La vede uscire dalla porta sul retro, la Madonna “Lippina”, con una grossa pentola colma di bottiglie vuote, i capelli biondi e sottili che ora porta annodati con un elastico blu sulla nuca, la fronte bombata e gli acquosi occhi chiari che si sollevano, lo inquadrano, con un piccolo sussulto lo riconoscono, ma continua lo stesso a camminare verso di lui, abbracciata alla pesante pentola con la rassegnata accettazione di un “inevitabile” che la perseguita da quando ha memoria.
«Ciao Irina» la saluta Jules, alzandosi.
«Buongiorno ispettore» e senza guardarlo inizia a gettare dentro al buco le bottiglie.
«È finita» dice lui.
«Lo so. Ora butto queste e vengo.»
«Non hai capito» Jules si avvicina e comincia ad aiutarla, «è finita nel senso che sei libera.»
Lei si volta e lo fissa.
«Nessuno saprà mai chi eri e cosa ti legava a lui, hai la mia parola. Non pensavo che avresti seguito il mio consiglio di cinque anni fa.»

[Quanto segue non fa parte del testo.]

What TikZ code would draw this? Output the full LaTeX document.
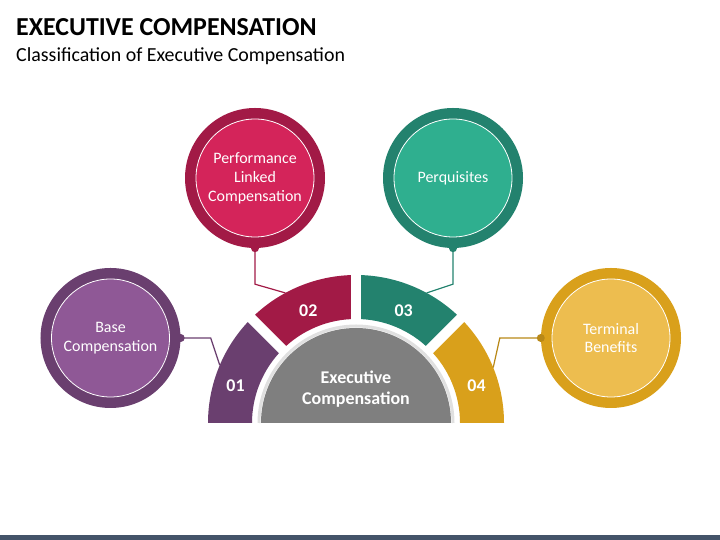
\documentclass[tikz,border=0pt]{standalone}
\usepackage{fontspec}
\setmainfont{Carlito}
\definecolor{pd}{HTML}{6A3F6F}
\definecolor{pl}{HTML}{8F5896}
\definecolor{rd}{HTML}{A21A46}
\definecolor{rl}{HTML}{D4245A}
\definecolor{gd}{HTML}{23826E}
\definecolor{gl}{HTML}{2FAF8F}
\definecolor{yd}{HTML}{D9A01B}
\definecolor{yl}{HTML}{EDBD4F}
\definecolor{cg}{HTML}{7F7F7F}
\definecolor{bar}{HTML}{445469}
\tikzset{
    ring/.style =   {circle,
                    inner sep=0pt,
                    minimum size=140bp},
    disc/.style =   {circle,
                    draw=white,
                    line width=0.8bp,
                    text=white,
                    align=center,
                    inner sep=0pt,
                    minimum size=118bp,
                    font=\fontsize{16}{19}\selectfont},
    num/.style =    {text=white,
                    font=\bfseries\fontsize{18}{22}\selectfont},
    link/.style =   {line width=1.2bp},
    gap/.style =    {draw=white,
                    line width=10bp},
    head/.style =   {anchor=base west,
                    inner sep=0pt,
                    text=black}}

\begin{document}
\begin{tikzpicture}[x=1bp,y=1bp]
                \useasboundingbox (0,0) rectangle (720,540);
                \fill[bar] (0,0) rectangle (720,5);
                \node[head,font=\bfseries\fontsize{26}{30}\selectfont] (T)  at (16,504) {EXECUTIVE COMPENSATION};
                \node[head,font=\fontsize{20}{24}\selectfont]          (St) at (16,478) {Classification of Executive Compensation};
                % half ring
                \coordinate (O) at (356,117);
                \fill[pd] ([shift={(180:148)}]O) arc[start angle=180,end angle=135,radius=148] -- ([shift={(135:104)}]O) arc[start angle=135,end angle=180,radius=104] -- cycle;
                \fill[rd] ([shift={(135:148)}]O) arc[start angle=135,end angle=90,radius=148] -- ([shift={(90:104)}]O) arc[start angle=90,end angle=135,radius=104] -- cycle;
                \fill[gd] ([shift={(90:148)}]O) arc[start angle=90,end angle=45,radius=148] -- ([shift={(45:104)}]O) arc[start angle=45,end angle=90,radius=104] -- cycle;
                \fill[yd] ([shift={(45:148)}]O) arc[start angle=45,end angle=0,radius=148] -- ([shift={(0:104)}]O) arc[start angle=0,end angle=45,radius=104] -- cycle;
                \draw[gap] (O) -- ([shift={(135:160)}]O);
                \draw[gap] (O) -- ([shift={(90:160)}]O);
                \draw[gap] (O) -- ([shift={(45:160)}]O);
                \draw[black!12,line width=3bp] ([shift={(0:97)}]O) arc[start angle=0,end angle=180,radius=97];
                \fill[cg] ([shift={(0:95)}]O) arc[start angle=0,end angle=180,radius=95] -- cycle;
                \node[num,font=\bfseries\fontsize{18}{21}\selectfont,align=center] (E) at (356,151) {Executive\\Compensation};
                \node[num]          (n1) at ([shift={(163:126)}]O) {01};
                \node[num]          (n2) at ([shift={(113:122)}]O) {02};
                \node[num]          (n3) at ([shift={(67:122)}]O)  {03};
                \node[num]          (n4) at ([shift={(17:126)}]O)  {04};
                \coordinate (s1) at ([shift={(157:148)}]O);
                \coordinate (s2) at ([shift={(118.5:148)}]O);
                \coordinate (s3) at ([shift={(61.5:148)}]O);
                \coordinate (s4) at ([shift={(22:148)}]O);
                % circles
                \node[ring,fill=pd] (Ar) at (110.5,202) {};
                \node[ring,fill=rd] (Br) at (255,362)   {};
                \node[ring,fill=gd] (Cr) at (453,362)   {};
                \node[ring,fill=yd] (Dr) at (611,202)   {};
                \node[disc,fill=pl] (A)  at (Ar)        {Base\\Compensation};
                \node[disc,fill=rl] (B)  at (Br)        {Performance\\Linked\\Compensation};
                \node[disc,fill=gl] (C)  at (Cr)        {Perquisites};
                \node[disc,fill=yl] (D)  at (Dr)        {Terminal\\Benefits};
                % links
                \draw[link,pd] (Ar.east) -- ++(30,0)  -- (s1);
                \draw[link,rd] (Br.south) -- ++(0,-36) -- (s2);
                \draw[link,gd] (Cr.south) -- ++(0,-36) -- (s3);
                \draw[link,yd!85!black] (Dr.west) -- ++(-41,0) -- (s4);
                \fill[pd] (Ar.east) circle (4);
                \fill[rd] (Br.south) circle (4);
                \fill[gd] (Cr.south) circle (4);
                \fill[yd!85!black] (Dr.west) circle (4);
        \end{tikzpicture}
\end{document}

«Quello di scappare via, di rifarmi una vita? Neppure io lo credevo. Mi mancava il coraggio, sembrava più facile lasciarmi morire che riprendere a vivere. Eppure ci pensavo. Sempre.»
«Poi?»
«Poi l’inverno scorso ha picchiato a sangue Ludmila. L’ho portata io in ospedale e quando sono uscita da lì… non so, ho chiesto un passaggio a un camion, poi a un altro e…» fa un piccolo sorriso triste. «Ero convinta di esserci riuscita. Solo che tre giorni fa l’ho trovato lì» indica con il mento il muretto, «Irrrrrina, rideva con quella sua r che gli girava per la bocca quasi volesse masticarmi» ha un brivido. «Lui non se l’aspettava. Continuava a ridere mentre si avvicinava, con le braccia aperte e quei suoi occhi da diavolo. A me è bastato solo sollevare la pentola. E lasciarla andare.»
Jules oscilla appena la testa, a dire che non serve aggiungere altro, che non importa, che darebbe una medaglia a chi l’ha aiutata a portare via quel corpo largo come una putrella, che lei si è solo difesa e qualunque giuria di buon senso l’assolverebbe, se tutte le giurie avessero buon senso.
«Come ti chiami ora?»
«Lucia, ma…»
«Addio Lucia, ti auguro buona vita. Te la meriti». Getta l’ultima bottiglia, le restituisce la grossa pentola e salutandola con uno dei suoi sorrisi sghembi, incassa il collo nel bavero e se ne va.

«Tutto a posto Jules?» domanda Valentina versando il vino nei calici.
Jules osserva i volti aperti e autentici dei suoi ospiti attraverso i riflessi rubino e si guarda intorno. Pensa ai progetti, quelli da costruire insieme, passo dopo passo, da coltivare e vedere crescere, pensa a Irina e a chi come lei si convince di non avere neppure il diritto di sognarlo. Pensa alle scelte e alla vita, quella che vale la pena vivere. E annuisce.
Alzano i calici “alti e schietti” come i famosi cipressi, sì. Ma con qualcosa in più.